Your goal:
Give back every line exactly as it appears, pictures excluded.
════════════════════
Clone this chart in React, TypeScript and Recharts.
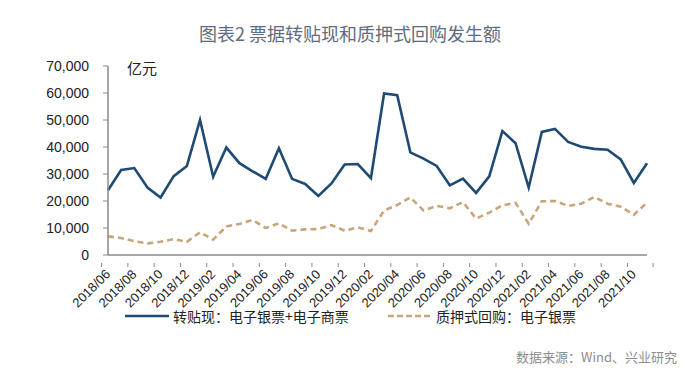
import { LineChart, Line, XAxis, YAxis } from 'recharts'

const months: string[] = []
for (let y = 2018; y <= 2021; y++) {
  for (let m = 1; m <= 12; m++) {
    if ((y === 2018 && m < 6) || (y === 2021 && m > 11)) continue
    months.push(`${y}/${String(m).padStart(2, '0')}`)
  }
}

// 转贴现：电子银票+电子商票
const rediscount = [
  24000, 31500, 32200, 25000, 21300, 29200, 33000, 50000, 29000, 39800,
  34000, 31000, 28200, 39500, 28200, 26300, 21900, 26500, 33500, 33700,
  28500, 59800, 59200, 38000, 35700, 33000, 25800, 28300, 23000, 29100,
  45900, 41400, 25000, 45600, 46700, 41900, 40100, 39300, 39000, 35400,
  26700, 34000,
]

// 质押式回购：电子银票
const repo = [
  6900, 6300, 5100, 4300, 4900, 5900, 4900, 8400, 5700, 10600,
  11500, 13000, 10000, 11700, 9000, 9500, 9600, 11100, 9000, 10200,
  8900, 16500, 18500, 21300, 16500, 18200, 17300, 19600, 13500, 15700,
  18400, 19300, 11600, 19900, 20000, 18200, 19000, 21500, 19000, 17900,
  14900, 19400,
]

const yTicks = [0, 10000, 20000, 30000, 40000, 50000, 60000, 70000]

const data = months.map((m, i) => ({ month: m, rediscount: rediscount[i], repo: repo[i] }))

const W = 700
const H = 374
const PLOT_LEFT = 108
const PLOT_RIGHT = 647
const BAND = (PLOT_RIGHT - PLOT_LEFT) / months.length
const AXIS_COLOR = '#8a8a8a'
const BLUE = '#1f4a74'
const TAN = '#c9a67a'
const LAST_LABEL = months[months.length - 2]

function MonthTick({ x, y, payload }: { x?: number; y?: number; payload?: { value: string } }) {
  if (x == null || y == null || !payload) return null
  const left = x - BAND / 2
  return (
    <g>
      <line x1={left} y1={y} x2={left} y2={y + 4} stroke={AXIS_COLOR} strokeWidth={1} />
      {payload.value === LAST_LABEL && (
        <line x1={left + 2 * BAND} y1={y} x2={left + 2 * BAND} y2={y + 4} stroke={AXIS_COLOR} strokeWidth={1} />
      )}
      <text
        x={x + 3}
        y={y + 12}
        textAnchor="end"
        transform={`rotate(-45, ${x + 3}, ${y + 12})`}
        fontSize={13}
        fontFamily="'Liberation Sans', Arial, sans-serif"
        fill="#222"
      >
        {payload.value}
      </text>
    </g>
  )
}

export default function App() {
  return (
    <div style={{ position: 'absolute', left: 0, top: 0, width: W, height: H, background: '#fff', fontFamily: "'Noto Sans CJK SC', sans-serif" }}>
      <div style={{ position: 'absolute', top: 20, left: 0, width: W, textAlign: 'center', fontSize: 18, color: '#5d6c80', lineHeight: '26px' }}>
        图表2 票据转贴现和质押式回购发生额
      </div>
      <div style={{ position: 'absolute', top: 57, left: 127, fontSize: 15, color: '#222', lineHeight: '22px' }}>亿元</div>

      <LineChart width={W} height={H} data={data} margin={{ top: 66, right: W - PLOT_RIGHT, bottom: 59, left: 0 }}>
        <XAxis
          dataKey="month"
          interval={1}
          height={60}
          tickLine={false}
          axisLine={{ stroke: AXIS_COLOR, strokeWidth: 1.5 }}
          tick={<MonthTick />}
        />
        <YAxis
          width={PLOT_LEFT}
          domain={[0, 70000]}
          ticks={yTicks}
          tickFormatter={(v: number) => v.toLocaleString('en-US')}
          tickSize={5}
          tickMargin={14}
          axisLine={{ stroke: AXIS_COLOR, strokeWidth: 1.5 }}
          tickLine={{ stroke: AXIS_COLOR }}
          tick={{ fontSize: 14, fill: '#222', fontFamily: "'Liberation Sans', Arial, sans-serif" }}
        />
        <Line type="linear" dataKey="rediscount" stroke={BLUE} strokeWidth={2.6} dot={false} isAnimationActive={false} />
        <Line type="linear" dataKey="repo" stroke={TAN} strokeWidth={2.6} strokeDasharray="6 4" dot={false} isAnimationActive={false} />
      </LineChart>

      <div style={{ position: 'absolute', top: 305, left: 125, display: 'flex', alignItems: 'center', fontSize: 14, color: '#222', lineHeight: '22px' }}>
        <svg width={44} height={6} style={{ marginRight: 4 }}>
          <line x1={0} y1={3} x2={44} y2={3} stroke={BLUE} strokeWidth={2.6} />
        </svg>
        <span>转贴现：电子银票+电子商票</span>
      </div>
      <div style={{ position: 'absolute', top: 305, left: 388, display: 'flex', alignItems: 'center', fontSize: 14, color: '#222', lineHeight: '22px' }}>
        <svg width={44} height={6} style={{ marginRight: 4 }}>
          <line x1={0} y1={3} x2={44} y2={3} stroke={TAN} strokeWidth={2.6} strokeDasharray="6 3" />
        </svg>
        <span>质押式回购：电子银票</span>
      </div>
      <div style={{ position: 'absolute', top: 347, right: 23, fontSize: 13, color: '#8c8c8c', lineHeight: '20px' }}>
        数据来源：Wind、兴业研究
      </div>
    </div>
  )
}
════════════════════
Correct response:
Clone this chart in React, TypeScript and Recharts.
import { LineChart, Line, XAxis, YAxis } from 'recharts'

const months: string[] = []
for (let y = 2018; y <= 2021; y++) {
  for (let m = 1; m <= 12; m++) {
    if ((y === 2018 && m < 6) || (y === 2021 && m > 11)) continue
    months.push(`${y}/${String(m).padStart(2, '0')}`)
  }
}

// 转贴现：电子银票+电子商票
const rediscount = [
  24000, 31500, 32200, 25000, 21300, 29200, 33000, 50000, 29000, 39800,
  34000, 31000, 28200, 39500, 28200, 26300, 21900, 26500, 33500, 33700,
  28500, 59800, 59200, 38000, 35700, 33000, 25800, 28300, 23000, 29100,
  45900, 41400, 25000, 45600, 46700, 41900, 40100, 39300, 39000, 35400,
  26700, 34000,
]

// 质押式回购：电子银票
const repo = [
  6900, 6300, 5100, 4300, 4900, 5900, 4900, 8400, 5700, 10600,
  11500, 13000, 10000, 11700, 9000, 9500, 9600, 11100, 9000, 10200,
  8900, 16500, 18500, 21300, 16500, 18200, 17300, 19600, 13500, 15700,
  18400, 19300, 11600, 19900, 20000, 18200, 19000, 21500, 19000, 17900,
  14900, 19400,
]

const yTicks = [0, 10000, 20000, 30000, 40000, 50000, 60000, 70000]

const data = months.map((m, i) => ({ month: m, rediscount: rediscount[i], repo: repo[i] }))

const W = 700
const H = 374
const PLOT_LEFT = 108
const PLOT_RIGHT = 647
const BAND = (PLOT_RIGHT - PLOT_LEFT) / months.length
const AXIS_COLOR = '#8a8a8a'
const BLUE = '#1f4a74'
const TAN = '#c9a67a'
const LAST_LABEL = months[months.length - 2]

function MonthTick({ x, y, payload }: { x?: number; y?: number; payload?: { value: string } }) {
  if (x == null || y == null || !payload) return null
  const left = x - BAND / 2
  return (
    <g>
      <line x1={left} y1={y} x2={left} y2={y + 4} stroke={AXIS_COLOR} strokeWidth={1} />
      {payload.value === LAST_LABEL && (
        <line x1={left + 2 * BAND} y1={y} x2={left + 2 * BAND} y2={y + 4} stroke={AXIS_COLOR} strokeWidth={1} />
      )}
      <text
        x={x + 3}
        y={y + 12}
        textAnchor="end"
        transform={`rotate(-45, ${x + 3}, ${y + 12})`}
        fontSize={13}
        fontFamily="'Liberation Sans', Arial, sans-serif"
        fill="#222"
      >
        {payload.value}
      </text>
    </g>
  )
}

export default function App() {
  return (
    <div style={{ position: 'absolute', left: 0, top: 0, width: W, height: H, background: '#fff', fontFamily: "'Noto Sans CJK SC', sans-serif" }}>
      <div style={{ position: 'absolute', top: 20, left: 0, width: W, textAlign: 'center', fontSize: 18, color: '#5d6c80', lineHeight: '26px' }}>
        图表2 票据转贴现和质押式回购发生额
      </div>
      <div style={{ position: 'absolute', top: 57, left: 127, fontSize: 15, color: '#222', lineHeight: '22px' }}>亿元</div>

      <LineChart width={W} height={H} data={data} margin={{ top: 66, right: W - PLOT_RIGHT, bottom: 59, left: 0 }}>
        <XAxis
          dataKey="month"
          interval={1}
          height={60}
          tickLine={false}
          axisLine={{ stroke: AXIS_COLOR, strokeWidth: 1.5 }}
          tick={<MonthTick />}
        />
        <YAxis
          width={PLOT_LEFT}
          domain={[0, 70000]}
          ticks={yTicks}
          tickFormatter={(v: number) => v.toLocaleString('en-US')}
          tickSize={5}
          tickMargin={14}
          axisLine={{ stroke: AXIS_COLOR, strokeWidth: 1.5 }}
          tickLine={{ stroke: AXIS_COLOR }}
          tick={{ fontSize: 14, fill: '#222', fontFamily: "'Liberation Sans', Arial, sans-serif" }}
        />
        <Line type="linear" dataKey="rediscount" stroke={BLUE} strokeWidth={2.6} dot={false} isAnimationActive={false} />
        <Line type="linear" dataKey="repo" stroke={TAN} strokeWidth={2.6} strokeDasharray="6 4" dot={false} isAnimationActive={false} />
      </LineChart>

      <div style={{ position: 'absolute', top: 305, left: 125, display: 'flex', alignItems: 'center', fontSize: 14, color: '#222', lineHeight: '22px' }}>
        <svg width={44} height={6} style={{ marginRight: 4 }}>
          <line x1={0} y1={3} x2={44} y2={3} stroke={BLUE} strokeWidth={2.6} />
        </svg>
        <span>转贴现：电子银票+电子商票</span>
      </div>
      <div style={{ position: 'absolute', top: 305, left: 388, display: 'flex', alignItems: 'center', fontSize: 14, color: '#222', lineHeight: '22px' }}>
        <svg width={44} height={6} style={{ marginRight: 4 }}>
          <line x1={0} y1={3} x2={44} y2={3} stroke={TAN} strokeWidth={2.6} strokeDasharray="6 3" />
        </svg>
        <span>质押式回购：电子银票</span>
      </div>
      <div style={{ position: 'absolute', top: 347, right: 23, fontSize: 13, color: '#8c8c8c', lineHeight: '20px' }}>
        数据来源：Wind、兴业研究
      </div>
    </div>
  )
}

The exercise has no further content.